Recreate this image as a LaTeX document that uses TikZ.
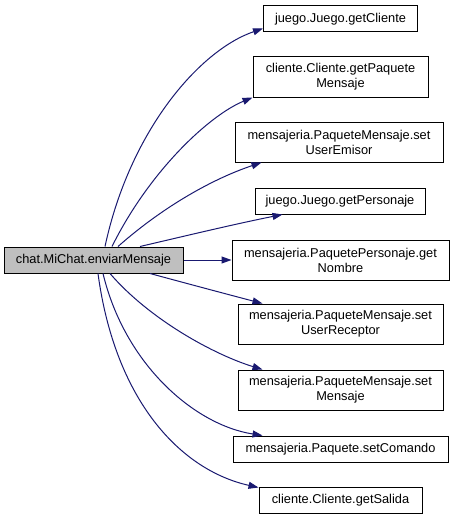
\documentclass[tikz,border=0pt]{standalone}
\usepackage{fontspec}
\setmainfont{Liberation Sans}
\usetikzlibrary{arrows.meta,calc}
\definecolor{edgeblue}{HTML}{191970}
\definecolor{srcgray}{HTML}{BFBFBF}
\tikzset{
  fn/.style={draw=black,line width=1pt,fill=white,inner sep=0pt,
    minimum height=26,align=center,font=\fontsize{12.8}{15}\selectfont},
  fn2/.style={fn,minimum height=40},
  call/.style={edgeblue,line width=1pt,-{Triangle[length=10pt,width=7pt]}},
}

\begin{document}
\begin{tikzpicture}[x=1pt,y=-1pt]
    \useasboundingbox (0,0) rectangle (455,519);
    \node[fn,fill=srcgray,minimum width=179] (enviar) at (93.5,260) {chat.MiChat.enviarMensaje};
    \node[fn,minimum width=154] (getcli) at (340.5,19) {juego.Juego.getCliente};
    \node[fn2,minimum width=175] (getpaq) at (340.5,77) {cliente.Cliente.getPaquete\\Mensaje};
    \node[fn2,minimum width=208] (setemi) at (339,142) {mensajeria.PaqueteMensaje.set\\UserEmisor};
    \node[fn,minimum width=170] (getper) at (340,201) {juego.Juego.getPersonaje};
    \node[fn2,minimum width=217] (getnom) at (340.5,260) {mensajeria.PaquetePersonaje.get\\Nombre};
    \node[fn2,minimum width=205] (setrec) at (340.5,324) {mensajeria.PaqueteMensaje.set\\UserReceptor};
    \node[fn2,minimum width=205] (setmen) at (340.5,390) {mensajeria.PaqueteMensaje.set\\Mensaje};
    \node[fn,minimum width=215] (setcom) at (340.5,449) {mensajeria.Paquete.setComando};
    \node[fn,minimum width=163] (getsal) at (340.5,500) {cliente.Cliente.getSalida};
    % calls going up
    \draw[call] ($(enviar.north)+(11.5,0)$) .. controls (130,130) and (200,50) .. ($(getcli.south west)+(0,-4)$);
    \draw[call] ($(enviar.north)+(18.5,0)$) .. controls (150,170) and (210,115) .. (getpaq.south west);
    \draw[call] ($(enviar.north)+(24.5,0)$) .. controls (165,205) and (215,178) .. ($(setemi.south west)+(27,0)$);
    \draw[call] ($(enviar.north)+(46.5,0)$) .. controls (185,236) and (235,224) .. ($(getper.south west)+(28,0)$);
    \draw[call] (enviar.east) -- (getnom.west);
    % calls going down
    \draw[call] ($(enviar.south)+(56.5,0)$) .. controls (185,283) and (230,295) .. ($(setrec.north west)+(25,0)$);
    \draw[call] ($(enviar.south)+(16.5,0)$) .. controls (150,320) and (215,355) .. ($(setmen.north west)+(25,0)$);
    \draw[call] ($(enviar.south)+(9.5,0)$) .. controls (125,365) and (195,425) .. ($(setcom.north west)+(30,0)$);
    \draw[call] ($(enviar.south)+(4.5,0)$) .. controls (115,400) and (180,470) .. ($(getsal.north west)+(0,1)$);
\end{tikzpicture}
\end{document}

══════════════════════════════

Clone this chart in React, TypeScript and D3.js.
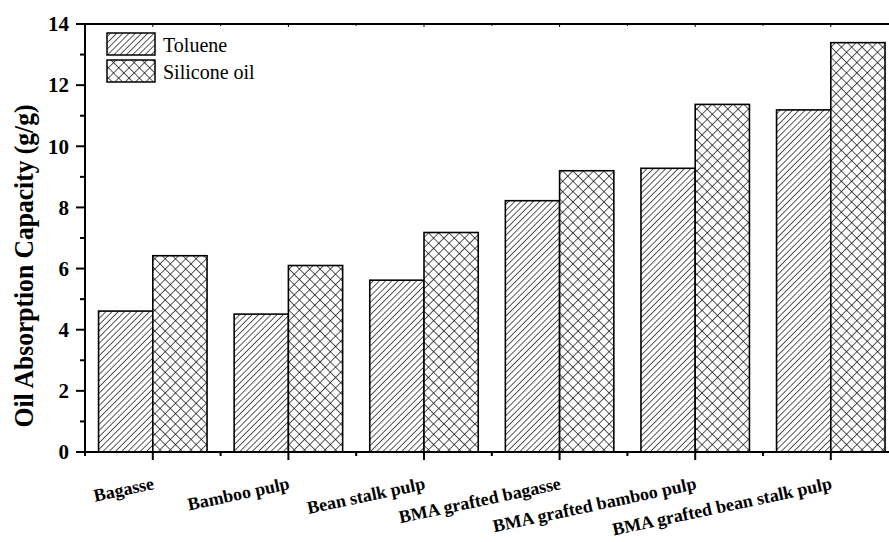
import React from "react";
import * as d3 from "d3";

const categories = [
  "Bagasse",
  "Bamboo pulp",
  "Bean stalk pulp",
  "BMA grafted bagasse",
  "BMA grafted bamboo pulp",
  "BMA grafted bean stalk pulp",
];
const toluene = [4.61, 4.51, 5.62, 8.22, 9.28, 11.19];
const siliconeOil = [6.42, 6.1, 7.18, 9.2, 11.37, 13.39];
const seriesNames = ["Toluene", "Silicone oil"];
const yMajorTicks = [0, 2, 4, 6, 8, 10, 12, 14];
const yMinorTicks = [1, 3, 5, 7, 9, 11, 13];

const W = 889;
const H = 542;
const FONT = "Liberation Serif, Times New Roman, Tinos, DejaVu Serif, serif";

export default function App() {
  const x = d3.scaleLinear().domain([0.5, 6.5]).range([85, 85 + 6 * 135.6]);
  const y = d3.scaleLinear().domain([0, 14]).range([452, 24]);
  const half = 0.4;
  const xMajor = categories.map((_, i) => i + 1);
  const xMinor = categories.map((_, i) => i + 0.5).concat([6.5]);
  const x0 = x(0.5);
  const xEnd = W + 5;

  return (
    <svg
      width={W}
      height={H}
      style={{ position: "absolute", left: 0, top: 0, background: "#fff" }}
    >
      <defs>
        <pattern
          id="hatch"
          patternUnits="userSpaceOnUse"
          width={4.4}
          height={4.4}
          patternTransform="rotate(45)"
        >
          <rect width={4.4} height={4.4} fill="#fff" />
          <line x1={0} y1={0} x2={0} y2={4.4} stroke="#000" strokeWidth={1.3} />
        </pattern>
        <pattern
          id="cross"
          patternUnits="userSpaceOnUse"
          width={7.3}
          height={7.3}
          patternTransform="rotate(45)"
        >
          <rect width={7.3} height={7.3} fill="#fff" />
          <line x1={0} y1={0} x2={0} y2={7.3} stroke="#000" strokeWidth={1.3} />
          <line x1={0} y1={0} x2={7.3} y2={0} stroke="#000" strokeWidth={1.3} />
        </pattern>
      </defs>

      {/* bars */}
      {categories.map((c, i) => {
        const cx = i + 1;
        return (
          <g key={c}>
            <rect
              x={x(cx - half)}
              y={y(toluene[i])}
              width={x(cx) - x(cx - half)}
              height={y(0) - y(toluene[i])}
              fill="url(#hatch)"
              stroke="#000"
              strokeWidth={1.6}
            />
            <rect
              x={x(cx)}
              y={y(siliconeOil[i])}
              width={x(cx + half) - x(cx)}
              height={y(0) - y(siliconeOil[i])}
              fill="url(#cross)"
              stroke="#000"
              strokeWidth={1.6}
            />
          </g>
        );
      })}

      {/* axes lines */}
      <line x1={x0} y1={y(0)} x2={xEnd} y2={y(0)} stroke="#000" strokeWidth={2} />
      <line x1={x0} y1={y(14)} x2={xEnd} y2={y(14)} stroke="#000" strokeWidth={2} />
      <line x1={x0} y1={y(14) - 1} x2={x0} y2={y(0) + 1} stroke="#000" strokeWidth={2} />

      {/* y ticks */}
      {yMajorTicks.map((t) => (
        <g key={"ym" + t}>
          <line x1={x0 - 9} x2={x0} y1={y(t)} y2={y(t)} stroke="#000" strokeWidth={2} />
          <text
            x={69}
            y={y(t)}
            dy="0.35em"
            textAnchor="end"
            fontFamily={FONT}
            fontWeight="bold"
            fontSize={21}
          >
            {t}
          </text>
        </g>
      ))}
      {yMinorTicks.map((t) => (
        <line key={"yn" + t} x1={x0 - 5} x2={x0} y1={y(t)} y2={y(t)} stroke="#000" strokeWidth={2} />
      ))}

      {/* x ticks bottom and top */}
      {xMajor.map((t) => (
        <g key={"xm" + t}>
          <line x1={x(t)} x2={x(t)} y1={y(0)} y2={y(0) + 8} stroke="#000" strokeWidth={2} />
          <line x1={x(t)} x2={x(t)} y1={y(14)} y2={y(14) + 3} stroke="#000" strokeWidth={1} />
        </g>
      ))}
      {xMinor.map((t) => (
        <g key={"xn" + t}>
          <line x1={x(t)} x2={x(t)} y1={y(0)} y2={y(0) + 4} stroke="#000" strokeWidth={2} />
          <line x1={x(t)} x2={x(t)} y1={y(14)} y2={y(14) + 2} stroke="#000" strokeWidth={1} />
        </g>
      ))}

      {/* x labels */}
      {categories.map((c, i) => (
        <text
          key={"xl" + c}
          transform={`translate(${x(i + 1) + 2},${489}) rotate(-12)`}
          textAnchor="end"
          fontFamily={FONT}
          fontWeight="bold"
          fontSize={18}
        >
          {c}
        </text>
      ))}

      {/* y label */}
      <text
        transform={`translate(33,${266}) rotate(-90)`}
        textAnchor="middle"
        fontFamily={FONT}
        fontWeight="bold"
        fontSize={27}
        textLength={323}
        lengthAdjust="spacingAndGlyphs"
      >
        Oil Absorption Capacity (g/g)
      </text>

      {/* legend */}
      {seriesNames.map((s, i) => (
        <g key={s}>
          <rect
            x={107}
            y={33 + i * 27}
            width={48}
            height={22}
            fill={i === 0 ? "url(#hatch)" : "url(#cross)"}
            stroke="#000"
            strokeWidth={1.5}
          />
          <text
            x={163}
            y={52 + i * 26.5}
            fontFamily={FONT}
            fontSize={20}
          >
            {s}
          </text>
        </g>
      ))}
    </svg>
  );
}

══════════════════════════════

Task directions | Copy all lines from the material that contain "React".

Exercise answer |
Clone this chart in React, TypeScript and D3.js.
import React from "react";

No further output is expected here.